Incurie d’un jour, incurie pour toujours, et c’est encore une fois notre moral qui en prend un sérieux coup… Voir Amdoun et mourir.
On aura beau s’émouvoir, compatir et crier toute sa colère, quand le manquement vous fait de ces pieds de nez! Sorti de route, le bus pour Aïn Draham n’arrivera pas à destination. Et ce sont vingt-neuf jeunes qui ne verront plus les neiges du Mont Kroumirie.
Qu’un Moncef Marzouki renonce à la politique ou tel autre. Que la droite s’enlise en perdant le nord. Que la gauche se fasse toute petite, ou que l’on prédise l’implosion prochaine d’Ennahdha. Quelle importance, quand vous avez un ravin et un oued pour point de chute?
Un ravin, un oued pour nous ramener à l’insupportable, l’amer et le déshonorant… Tant qu’il y aura encore des voleurs, des blanchisseurs d’argent, des mafieux; tant qu’il y aura encore des taudis et tout ce qui fait aujourd’hui cette Tunisie des délaissés où l’on tente de survivre sans penser au lendemain… Born to be alive. Né pour être vivant. Né pour être délinquant, harrag, ou pour réussir, chose rare, même si rien n’est impossible, et que du bas d’en bas, on peut sortir. Born by a river. Né au bord d’une rivière. Un air très soul venant du coeur de ce Sud de l’Amérique qui a tant donné à la musique…
Les intempéries ont eu ce mérite de nous ouvrir encore une fois les yeux sur le navrant qu’on voudrait tant ne pas voir. Et qui à chaque grondement du ciel, s’impose à nous dans son affreuse nudité pour nous interpeller, nous fouetter, nous secouer, et nous rappeler l’essentiel.

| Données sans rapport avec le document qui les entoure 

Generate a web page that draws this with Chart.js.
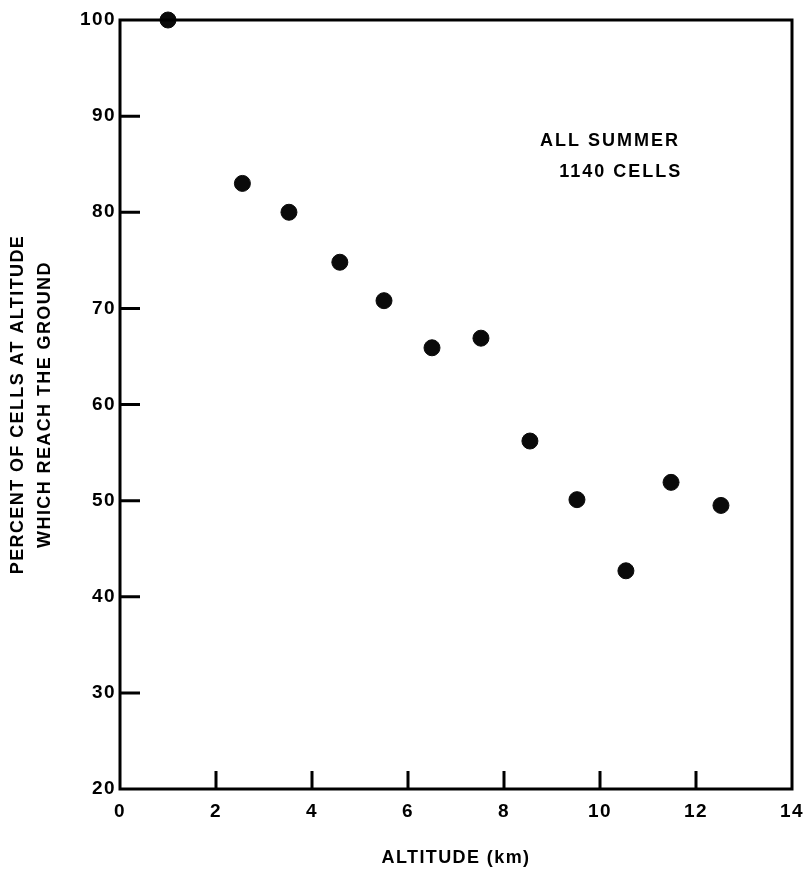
<!DOCTYPE html>
<html><head><meta charset="utf-8">
<script src="https://cdn.jsdelivr.net/npm/chart.js@4.4.1/dist/chart.umd.min.js"></script>
<style>html,body{margin:0;padding:0;background:#fff}#wrap{width:807px;height:872px}</style>
</head><body><div id="wrap"><canvas id="c" width="807" height="872"></canvas></div>
<script>
const altitudeKm = [1.0, 2.55, 3.52, 4.58, 5.5, 6.5, 7.52, 8.54, 9.52, 10.54, 11.48, 12.52];
const percentReach = [100, 83.0, 80.0, 74.8, 70.8, 65.9, 66.9, 56.2, 50.1, 42.7, 51.9, 49.5];
const xTicks = [0, 2, 4, 6, 8, 10, 12, 14];
const yTicks = [20, 30, 40, 50, 60, 70, 80, 90, 100];
const noteLines = ['ALL SUMMER', '1140 CELLS'];
const xTitle = 'ALTITUDE (km)';
const yTitle = ['PERCENT OF CELLS AT ALTITUDE', 'WHICH REACH THE GROUND'];

const FONT = '"Liberation Sans", Arial, sans-serif';

const spacingPlugin = {
  id: 'spacing',
  beforeDraw(chart) { chart.ctx.letterSpacing = '1.4px'; }
};

const framePlugin = {
  id: 'frame',
  afterDatasetsDraw(chart) {
    const {ctx, chartArea: a, scales: {x, y}} = chart;
    ctx.save();
    ctx.strokeStyle = '#000';
    ctx.lineWidth = 3;
    ctx.strokeRect(a.left, a.top, a.right - a.left, a.bottom - a.top);
    ctx.beginPath();
    xTicks.forEach(v => {
      if (v === xTicks[0] || v === xTicks[xTicks.length - 1]) return;
      const px = x.getPixelForValue(v);
      ctx.moveTo(px, a.bottom); ctx.lineTo(px, a.bottom - 18);
    });
    yTicks.forEach(v => {
      if (v === yTicks[0] || v === yTicks[yTicks.length - 1]) return;
      const py = y.getPixelForValue(v);
      ctx.moveTo(a.left, py); ctx.lineTo(a.left + 20, py);
    });
    ctx.stroke();
    ctx.fillStyle = '#000';
    ctx.letterSpacing = '2px';
    ctx.font = 'bold 18px ' + FONT;
    ctx.textAlign = 'left';
    ctx.textBaseline = 'middle';
    ctx.fillText(noteLines[0], x.getPixelForValue(8.75), y.getPixelForValue(87.4));
    ctx.fillText(noteLines[1], x.getPixelForValue(9.15), y.getPixelForValue(84.2));
    ctx.restore();
  }
};

new Chart(document.getElementById('c'), {
  type: 'scatter',
  data: {
    datasets: [{
      data: altitudeKm.map((v, i) => ({x: v, y: percentReach[i]})),
      backgroundColor: '#0a0a0a',
      borderColor: '#0a0a0a',
      pointRadius: 8,
      pointHoverRadius: 8,
      clip: false
    }]
  },
  options: {
    responsive: false,
    animation: false,
    events: [],
    layout: {padding: {left: 0, top: 20, right: 15, bottom: 0}},
    plugins: {legend: {display: false}, tooltip: {enabled: false}},
    scales: {
      x: {
        type: 'linear', min: 0, max: 14,
        afterBuildTicks: s => { s.ticks = xTicks.map(v => ({value: v})); },
        afterFit: s => { s.height = 83; s.paddingLeft = 0; s.paddingRight = 0; },
        grid: {display: false, drawTicks: false},
        border: {display: false},
        ticks: {color: '#000', padding: 11, font: {family: FONT, size: 19, weight: 'bold'}},
        title: {display: true, text: xTitle, color: '#000', padding: {top: 0, bottom: 3},
                font: {family: FONT, size: 18, weight: 'bold', lineHeight: 1.2}}
      },
      y: {
        type: 'linear', min: 20, max: 100,
        afterBuildTicks: s => { s.ticks = yTicks.map(v => ({value: v})); },
        afterFit: s => { s.width = 120; },
        grid: {display: false, drawTicks: false},
        border: {display: false},
        ticks: {color: '#000', padding: 4, font: {family: FONT, size: 19, weight: 'bold'}},
        title: {display: true, text: yTitle, color: '#000', padding: {top: 5, bottom: 0},
                font: {family: FONT, size: 18, weight: 'bold', lineHeight: 1.5}}
      }
    }
  },
  plugins: [spacingPlugin, framePlugin]
});
</script></body></html>
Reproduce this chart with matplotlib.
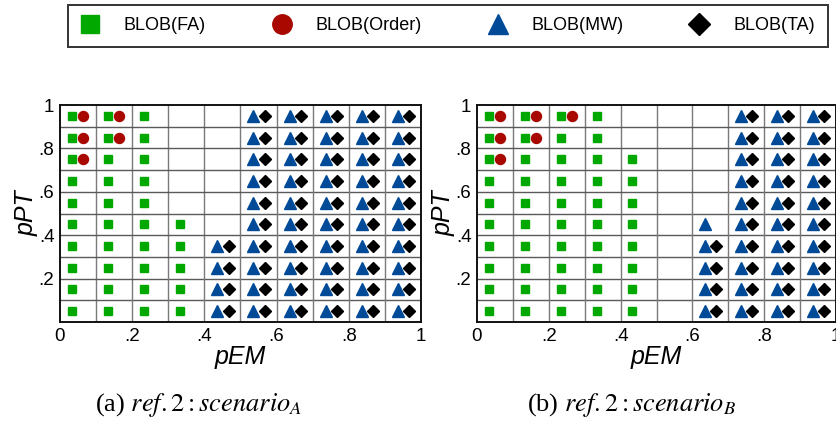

Né au mauvais endroit, au mauvais moment…
Et l’essentiel, c’est la détresse de l’isolement et de l’oubli. Né au bord d’un oued qui à chaque instant, à n’importe quel moment peut vous happer et vous emporter.
Né au mauvais endroit, au mauvais moment… Il suffit de demander à tous ces malheureux dont le nombre ne cesse de grimper depuis qu’on leur a dit que leur vie allait changer.
Indignez-vous, leur a-t-on dit, vous êtes libres! Qu’ont-ils reçu en retour? Rien.
Né au bord d’un oued, et pas une once d’espoir pour sortir du piège d’une misérable vie. Cela dure depuis tellement longtemps!
Né au bord d’un oued, pour y vivre, y grandir, et peut-être y mourir sans avoir rien vu, mais tout connu des privations, du besoin et de la nécessité.
Cela pourrait même ressembler à Calcutta, cette immense mégalopole indienne où dit-on les gens naissent, vivent et meurent dans la rue. Seule la nature a remplacé la suffocation et la folie des grands centres urbains où les frustrations et le désespoir qui va avec, sont décuplés.
Avez-vous vu un seul homme politique ne pas dire que la pauvreté était l’ennemi public numéro un dans le pays? Avez-vous constaté que quelque chose a bougé?
Les Tunisiens voient bien que l’on se moque d’eux. Maslaht al bled, que n’a-ton pas justifié en ton nom. L’intérêt du pays avant tout, cette tirade usée jusqu’à la corde, ils ne la connaissent que trop bien.
Et puis, ils ne peuvent pas dire qu’on leur fait avaler des couleuvres, puisque c’est tout de même leur choix! Mon Dieu, quel cinéma! Faut-il se résoudre à dire qu’il est tard, même si, il n’est jamais trop tard?
« Kbal ma ifout el fout » (Avant qu’il ne soit trop tard) ou l’histoire d’une famille ordinaire tunisienne en butte aux difficultés de la vie, qui lutte pour rester debout et qui malgré les vicissitudes, reste soudée.
Une histoire qui pourrait être celle de chacun d’entre-nous; une histoire symptomatique de ce mal-être et de ce mal-vivre qui se sont emparés de la société tunisienne, et qui ne datent pas d’aujourd’hui. Allez voir le film de Majdi Lakhdhar, il vient de sortir en salle.